→ **Stored data**
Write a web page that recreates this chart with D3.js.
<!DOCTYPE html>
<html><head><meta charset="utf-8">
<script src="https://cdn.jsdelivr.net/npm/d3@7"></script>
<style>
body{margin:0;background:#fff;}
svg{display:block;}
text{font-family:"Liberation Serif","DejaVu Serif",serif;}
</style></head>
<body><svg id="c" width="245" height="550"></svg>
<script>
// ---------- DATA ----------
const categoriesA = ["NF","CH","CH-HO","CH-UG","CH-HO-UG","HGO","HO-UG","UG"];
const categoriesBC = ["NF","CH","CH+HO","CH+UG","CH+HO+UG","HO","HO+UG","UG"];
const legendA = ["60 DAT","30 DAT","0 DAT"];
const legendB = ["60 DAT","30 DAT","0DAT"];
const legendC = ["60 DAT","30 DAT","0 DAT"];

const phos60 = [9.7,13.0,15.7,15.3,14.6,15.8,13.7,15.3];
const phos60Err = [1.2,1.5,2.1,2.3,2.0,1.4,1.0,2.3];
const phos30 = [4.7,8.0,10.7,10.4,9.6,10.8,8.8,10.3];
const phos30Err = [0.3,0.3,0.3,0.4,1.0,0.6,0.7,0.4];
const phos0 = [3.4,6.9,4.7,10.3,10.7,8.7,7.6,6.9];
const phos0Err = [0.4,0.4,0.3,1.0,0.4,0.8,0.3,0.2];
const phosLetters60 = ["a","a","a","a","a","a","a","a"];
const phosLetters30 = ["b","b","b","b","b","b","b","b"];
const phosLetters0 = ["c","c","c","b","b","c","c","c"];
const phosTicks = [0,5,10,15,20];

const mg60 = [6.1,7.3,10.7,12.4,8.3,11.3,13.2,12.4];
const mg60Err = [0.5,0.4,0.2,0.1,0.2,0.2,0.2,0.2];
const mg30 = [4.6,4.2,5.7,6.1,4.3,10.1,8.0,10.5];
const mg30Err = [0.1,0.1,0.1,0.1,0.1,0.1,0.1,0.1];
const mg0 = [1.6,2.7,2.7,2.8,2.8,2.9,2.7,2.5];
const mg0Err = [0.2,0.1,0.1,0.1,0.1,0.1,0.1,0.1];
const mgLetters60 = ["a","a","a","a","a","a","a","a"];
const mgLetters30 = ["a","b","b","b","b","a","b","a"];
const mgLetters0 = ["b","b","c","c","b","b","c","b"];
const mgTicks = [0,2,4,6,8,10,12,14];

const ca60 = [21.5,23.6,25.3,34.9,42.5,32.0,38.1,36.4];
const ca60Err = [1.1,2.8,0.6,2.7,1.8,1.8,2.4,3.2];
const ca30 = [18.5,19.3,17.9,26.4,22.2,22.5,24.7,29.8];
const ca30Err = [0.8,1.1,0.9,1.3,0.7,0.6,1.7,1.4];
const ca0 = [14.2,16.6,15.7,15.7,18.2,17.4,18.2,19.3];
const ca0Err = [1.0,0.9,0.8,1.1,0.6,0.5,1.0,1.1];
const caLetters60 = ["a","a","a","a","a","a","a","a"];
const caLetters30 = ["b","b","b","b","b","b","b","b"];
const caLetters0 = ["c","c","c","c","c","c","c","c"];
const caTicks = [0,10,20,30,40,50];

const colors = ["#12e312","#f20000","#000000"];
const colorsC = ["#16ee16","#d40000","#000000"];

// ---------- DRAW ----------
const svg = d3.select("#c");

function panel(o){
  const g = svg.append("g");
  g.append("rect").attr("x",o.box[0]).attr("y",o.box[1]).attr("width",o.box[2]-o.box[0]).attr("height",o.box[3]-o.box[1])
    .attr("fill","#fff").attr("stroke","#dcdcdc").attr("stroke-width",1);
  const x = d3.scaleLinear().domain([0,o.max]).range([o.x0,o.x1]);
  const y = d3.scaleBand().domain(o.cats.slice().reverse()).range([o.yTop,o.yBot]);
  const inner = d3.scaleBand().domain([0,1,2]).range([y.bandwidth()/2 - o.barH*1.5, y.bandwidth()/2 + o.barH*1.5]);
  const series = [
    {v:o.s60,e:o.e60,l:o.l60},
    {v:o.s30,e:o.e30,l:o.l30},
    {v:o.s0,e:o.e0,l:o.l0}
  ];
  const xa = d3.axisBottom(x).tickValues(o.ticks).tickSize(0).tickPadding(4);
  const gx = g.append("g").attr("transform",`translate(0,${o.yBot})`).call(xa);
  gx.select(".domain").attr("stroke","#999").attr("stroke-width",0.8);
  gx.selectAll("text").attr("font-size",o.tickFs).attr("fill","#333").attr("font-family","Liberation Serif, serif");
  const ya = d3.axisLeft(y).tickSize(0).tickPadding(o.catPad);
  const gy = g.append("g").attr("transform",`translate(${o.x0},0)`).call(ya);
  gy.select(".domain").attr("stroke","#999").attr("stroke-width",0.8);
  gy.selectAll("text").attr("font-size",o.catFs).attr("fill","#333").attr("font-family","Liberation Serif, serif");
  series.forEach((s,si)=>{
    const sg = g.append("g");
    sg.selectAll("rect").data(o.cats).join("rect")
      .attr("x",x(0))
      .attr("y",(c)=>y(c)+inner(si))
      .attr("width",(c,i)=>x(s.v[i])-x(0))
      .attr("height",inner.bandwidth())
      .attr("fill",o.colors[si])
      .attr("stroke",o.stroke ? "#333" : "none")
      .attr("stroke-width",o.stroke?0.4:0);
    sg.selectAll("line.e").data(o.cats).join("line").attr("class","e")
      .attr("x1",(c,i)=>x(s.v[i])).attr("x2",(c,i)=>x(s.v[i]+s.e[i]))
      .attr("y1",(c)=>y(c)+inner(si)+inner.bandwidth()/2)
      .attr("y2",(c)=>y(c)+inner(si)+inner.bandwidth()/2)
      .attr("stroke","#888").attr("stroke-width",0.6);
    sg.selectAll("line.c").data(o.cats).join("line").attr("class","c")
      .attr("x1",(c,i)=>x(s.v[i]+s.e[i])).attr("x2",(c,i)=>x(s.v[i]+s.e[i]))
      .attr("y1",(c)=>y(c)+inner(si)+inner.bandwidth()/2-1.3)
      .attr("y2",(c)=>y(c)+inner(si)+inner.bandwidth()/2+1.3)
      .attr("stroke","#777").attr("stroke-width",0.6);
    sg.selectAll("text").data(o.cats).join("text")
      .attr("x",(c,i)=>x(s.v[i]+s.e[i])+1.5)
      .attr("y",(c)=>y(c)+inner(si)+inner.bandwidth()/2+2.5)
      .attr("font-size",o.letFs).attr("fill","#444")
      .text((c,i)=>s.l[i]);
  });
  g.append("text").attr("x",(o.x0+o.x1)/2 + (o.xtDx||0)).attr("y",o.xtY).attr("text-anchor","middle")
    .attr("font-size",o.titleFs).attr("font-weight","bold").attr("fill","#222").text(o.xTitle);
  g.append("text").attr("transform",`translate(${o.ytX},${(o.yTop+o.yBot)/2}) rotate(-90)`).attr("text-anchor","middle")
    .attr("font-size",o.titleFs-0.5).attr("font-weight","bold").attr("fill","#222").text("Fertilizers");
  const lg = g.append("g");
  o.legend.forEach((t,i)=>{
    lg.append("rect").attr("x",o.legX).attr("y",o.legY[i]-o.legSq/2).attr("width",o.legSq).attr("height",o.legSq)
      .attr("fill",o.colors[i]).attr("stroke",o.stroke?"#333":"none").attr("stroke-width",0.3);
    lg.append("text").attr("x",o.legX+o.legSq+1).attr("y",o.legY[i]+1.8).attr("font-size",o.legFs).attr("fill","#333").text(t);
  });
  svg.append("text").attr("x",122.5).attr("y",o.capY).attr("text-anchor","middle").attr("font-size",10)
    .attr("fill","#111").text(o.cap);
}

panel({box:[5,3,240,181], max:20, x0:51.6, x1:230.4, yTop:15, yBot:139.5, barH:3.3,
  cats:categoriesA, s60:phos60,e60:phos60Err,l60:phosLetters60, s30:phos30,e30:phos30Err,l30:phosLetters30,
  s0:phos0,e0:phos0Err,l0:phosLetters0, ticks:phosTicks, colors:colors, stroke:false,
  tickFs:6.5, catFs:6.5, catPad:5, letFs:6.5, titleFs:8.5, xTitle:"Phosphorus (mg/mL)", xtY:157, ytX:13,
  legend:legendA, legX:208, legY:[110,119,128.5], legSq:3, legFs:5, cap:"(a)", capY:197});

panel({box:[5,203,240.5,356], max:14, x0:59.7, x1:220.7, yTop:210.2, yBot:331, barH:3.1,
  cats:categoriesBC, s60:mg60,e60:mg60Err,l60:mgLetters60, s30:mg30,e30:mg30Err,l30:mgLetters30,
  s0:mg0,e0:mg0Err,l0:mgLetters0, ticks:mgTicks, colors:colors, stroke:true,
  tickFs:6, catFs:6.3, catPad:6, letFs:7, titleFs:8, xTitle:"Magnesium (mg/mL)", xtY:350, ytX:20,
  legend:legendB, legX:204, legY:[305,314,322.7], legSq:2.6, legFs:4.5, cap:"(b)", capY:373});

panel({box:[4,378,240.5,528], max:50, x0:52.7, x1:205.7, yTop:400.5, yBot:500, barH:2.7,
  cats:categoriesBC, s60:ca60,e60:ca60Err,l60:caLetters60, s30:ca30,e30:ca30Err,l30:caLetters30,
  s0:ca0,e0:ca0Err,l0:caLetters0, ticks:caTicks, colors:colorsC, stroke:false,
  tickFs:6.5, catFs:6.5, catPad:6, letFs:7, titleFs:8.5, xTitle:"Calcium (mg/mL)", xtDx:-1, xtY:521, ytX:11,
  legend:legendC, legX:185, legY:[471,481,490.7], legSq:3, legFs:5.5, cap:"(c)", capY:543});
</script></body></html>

→ **Task objective**
Using the data above, restate word for word the lines from its opening line through the line that contains "const phosTicks = [0,5,10,15,20];", and no more.

→ **Complete output**
Write a web page that recreates this chart with D3.js.
<!DOCTYPE html>
<html><head><meta charset="utf-8">
<script src="https://cdn.jsdelivr.net/npm/d3@7"></script>
<style>
body{margin:0;background:#fff;}
svg{display:block;}
text{font-family:"Liberation Serif","DejaVu Serif",serif;}
</style></head>
<body><svg id="c" width="245" height="550"></svg>
<script>
// ---------- DATA ----------
const categoriesA = ["NF","CH","CH-HO","CH-UG","CH-HO-UG","HGO","HO-UG","UG"];
const categoriesBC = ["NF","CH","CH+HO","CH+UG","CH+HO+UG","HO","HO+UG","UG"];
const legendA = ["60 DAT","30 DAT","0 DAT"];
const legendB = ["60 DAT","30 DAT","0DAT"];
const legendC = ["60 DAT","30 DAT","0 DAT"];

const phos60 = [9.7,13.0,15.7,15.3,14.6,15.8,13.7,15.3];
const phos60Err = [1.2,1.5,2.1,2.3,2.0,1.4,1.0,2.3];
const phos30 = [4.7,8.0,10.7,10.4,9.6,10.8,8.8,10.3];
const phos30Err = [0.3,0.3,0.3,0.4,1.0,0.6,0.7,0.4];
const phos0 = [3.4,6.9,4.7,10.3,10.7,8.7,7.6,6.9];
const phos0Err = [0.4,0.4,0.3,1.0,0.4,0.8,0.3,0.2];
const phosLetters60 = ["a","a","a","a","a","a","a","a"];
const phosLetters30 = ["b","b","b","b","b","b","b","b"];
const phosLetters0 = ["c","c","c","b","b","c","c","c"];
const phosTicks = [0,5,10,15,20];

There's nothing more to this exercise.